The Modifiable Areal Unit Problem (MAUP) arises from the aggregation of data organized by spatially defined boundaries. Aggregated values are influenced by the shape (zone effect) and scale of the aggregated units. Aggregations of the same data using different zones or scales can give different analytical results, none reliable.
Objectives and Approach
Using population-level administrative health data in Western Australia, the objectives were to: accurately measure the association between health service utilization and demographic, socio-economic, and service accessibility variables; and develop models to accurately forecast areas of high health service utilization into the future.

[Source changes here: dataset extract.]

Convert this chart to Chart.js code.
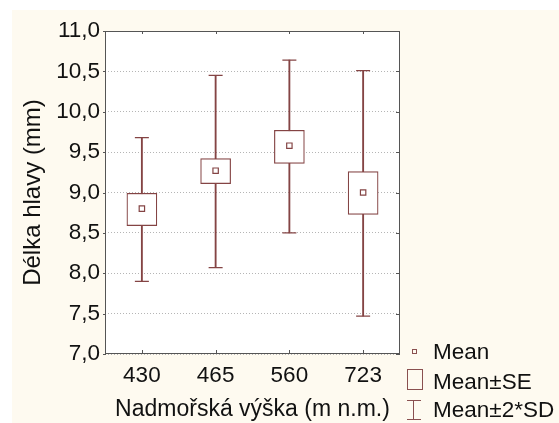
<!DOCTYPE html>
<html>
<head>
<meta charset="utf-8">
<script src="https://cdn.jsdelivr.net/npm/chart.js@4.4.1/dist/chart.umd.min.js"></script>
<style>
	html, body { margin: 0; padding: 0; background: #fff; }
	#wrap { position: relative; width: 559px; height: 423px; overflow: hidden; }
	#bg { position: absolute; left: 12px; top: 10px; right: 0; bottom: 0; background: #fefaf0; }
	#chart { position: absolute; left: 0; top: 0; }
	.lg { position: absolute; left: 433px; font: 22.5px Arial, 'Liberation Sans', sans-serif; color: #111; line-height: 26px; white-space: nowrap; }
	.ic { position: absolute; box-sizing: border-box; }
</style>
</head>
<body>
<div id="wrap">
	<div id="bg"></div>
	<canvas id="chart" width="559" height="423"></canvas>
	<!-- legend -->
	<div class="ic" style="left:412px;top:349px;width:5px;height:5px;border:1px solid #8a5050;"></div>
	<div class="lg" style="top:339px;">Mean</div>
	<div class="ic" style="left:407px;top:369px;width:16px;height:21px;border:1px solid #8a5050;"></div>
	<div class="lg" style="top:369px;">Mean±SE</div>
	<div class="ic" style="left:407px;top:400px;width:14px;height:1px;background:#8a5050;"></div>
	<div class="ic" style="left:413px;top:400px;width:1px;height:20px;background:#8a5050;"></div>
	<div class="ic" style="left:407px;top:419px;width:14px;height:1px;background:#8a5050;"></div>
	<div class="lg" style="top:397px;">Mean±2*SD</div>
</div>
<script>
	'use strict';

	// Altitude groups (m n.m.)
	const categories = ['430', '465', '560', '723'];

	// Head length (mm): mean, mean±SE, mean±2*SD
	const means = [8.80, 9.27, 9.58, 9.00];
	const seLow = [8.59, 9.11, 9.36, 8.73];
	const seHigh = [8.99, 9.42, 9.77, 9.26];
	const sdLow = [7.90, 8.07, 8.50, 7.47];
	const sdHigh = [9.68, 10.45, 10.64, 10.51];

	// Y axis range and step
	const yMin = 7.0;
	const yMax = 11.0;
	const yStep = 0.5;

	const markColor = '#844444';
	const textColor = '#111';
	const fontFamily = "Arial, 'Liberation Sans', sans-serif";
	const fontSize = 22.5;

	const seBoxes = categories.map(function(c, i) { return [seLow[i], seHigh[i]]; });
	const sdLines = categories.map(function(c, i) { return [sdLow[i], sdHigh[i]]; });

	// White plot area, frame and small inward ticks.
	const framePlugin = {
		id: 'frame',
		beforeDraw: function(chart) {
			const a = chart.chartArea;
			const ctx = chart.ctx;
			ctx.save();
			ctx.fillStyle = '#fff';
			ctx.fillRect(a.left, a.top, a.right - a.left, a.bottom - a.top);
			ctx.restore();
		},
		afterDraw: function(chart) {
			const a = chart.chartArea;
			const ctx = chart.ctx;
			const xs = chart.scales.x;
			const ys = chart.scales.y;
			ctx.save();
			ctx.strokeStyle = '#555';
			ctx.lineWidth = 1;
			ctx.strokeRect(Math.round(a.left) + 0.5, Math.round(a.top) + 0.5,
				Math.round(a.right - a.left) - 1, Math.round(a.bottom - a.top) - 1);
			ctx.beginPath();
			xs.ticks.forEach(function(t, i) {
				const px = Math.round(xs.getPixelForTick(i)) + 0.5;
				ctx.moveTo(px, a.bottom);
				ctx.lineTo(px, a.bottom - 4);
				ctx.moveTo(px, a.top);
				ctx.lineTo(px, a.top + 3);
			});
			ys.ticks.forEach(function(t, i) {
				const py = Math.round(ys.getPixelForTick(i)) + 0.5;
				ctx.moveTo(a.left - 2, py);
				ctx.lineTo(a.left + 1, py);
				ctx.moveTo(a.right, py);
				ctx.lineTo(a.right - 4, py);
			});
			ctx.stroke();
			ctx.restore();
		}
	};

	new Chart(document.getElementById('chart').getContext('2d'), {
		type: 'bar',
		data: {
			labels: categories,
			datasets: [
				{
					label: 'Mean',
					type: 'line',
					data: means,
					showLine: false,
					pointStyle: 'rect',
					pointRadius: 3.8,
					pointBackgroundColor: '#fff',
					pointBorderColor: markColor,
					pointBorderWidth: 1.2,
					order: 0
				},
				{
					label: 'cap high',
					type: 'line',
					data: sdHigh,
					showLine: false,
					pointStyle: 'line',
					pointRadius: 7,
					pointBorderColor: markColor,
					pointBorderWidth: 1.2,
					order: 1
				},
				{
					label: 'cap low',
					type: 'line',
					data: sdLow,
					showLine: false,
					pointStyle: 'line',
					pointRadius: 7,
					pointBorderColor: markColor,
					pointBorderWidth: 1.2,
					order: 1
				},
				{
					label: 'Mean±SE',
					data: seBoxes,
					grouped: false,
					barThickness: 30,
					backgroundColor: '#fff',
					borderColor: markColor,
					borderWidth: 1.2,
					borderSkipped: false,
					order: 2
				},
				{
					label: 'Mean±2*SD',
					data: sdLines,
					grouped: false,
					barThickness: 1.2,
					backgroundColor: markColor,
					borderWidth: 0,
					order: 3
				}
			]
		},
		options: {
			responsive: false,
			animation: false,
			layout: {
				padding: { top: 31, right: 159, left: 0, bottom: 0 }
			},
			plugins: {
				legend: { display: false },
				tooltip: { enabled: false }
			},
			scales: {
				x: {
					type: 'category',
					offset: true,
					grid: { display: false },
					border: { display: false },
					ticks: {
						color: textColor,
						padding: 0,
						font: { family: fontFamily, size: fontSize }
					},
					title: {
						display: true,
						text: 'Nadmořská výška (m n.m.)',
						color: textColor,
						padding: { top: 0, bottom: 0 },
						font: { family: fontFamily, size: 23 }
					},
					afterFit: function(scale) {
						scale.height = 69;
					}
				},
				y: {
					min: yMin,
					max: yMax,
					grid: {
						color: '#b5b5b5',
						drawTicks: false
					},
					border: { display: false, dash: [1, 2] },
					ticks: {
						stepSize: yStep,
						color: textColor,
						padding: 5,
						font: { family: fontFamily, size: fontSize },
						callback: function(v) {
							return Number(v).toFixed(1).replace('.', ',');
						}
					},
					title: {
						display: true,
						text: 'Délka hlavy (mm)',
						color: textColor,
						padding: { top: 19, bottom: 0 },
						font: { family: fontFamily, size: 24 }
					},
					afterFit: function(scale) {
						scale.width = 105;
					}
				}
			}
		},
		plugins: [framePlugin]
	});
</script>
</body>
</html>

Multiple zone designs and aggregation scales were used to examine the impact of MAUP in association studies. These zone designs and scales were then used in all-subset model selection processes, combined with repeated k-fold cross-validation, to generate forecast maps of areas having high future rates of health service utilization.
The impact of the MAUP and methods to reduce this bias in association studies will be presented, for both simple and complex model designs. Maps indicating gradients of predicted probabilities of high rate of health service demand in the future can be used to optimize the placement of services, through the use of catchment areas based on road-network travel distance and population distributions.
The impact of the MAUP on the analysis of spatially-aggregated data has been considered intractable. However, methods to reduce the impact of the MAUP can improve policy and planning decisions based on such studies.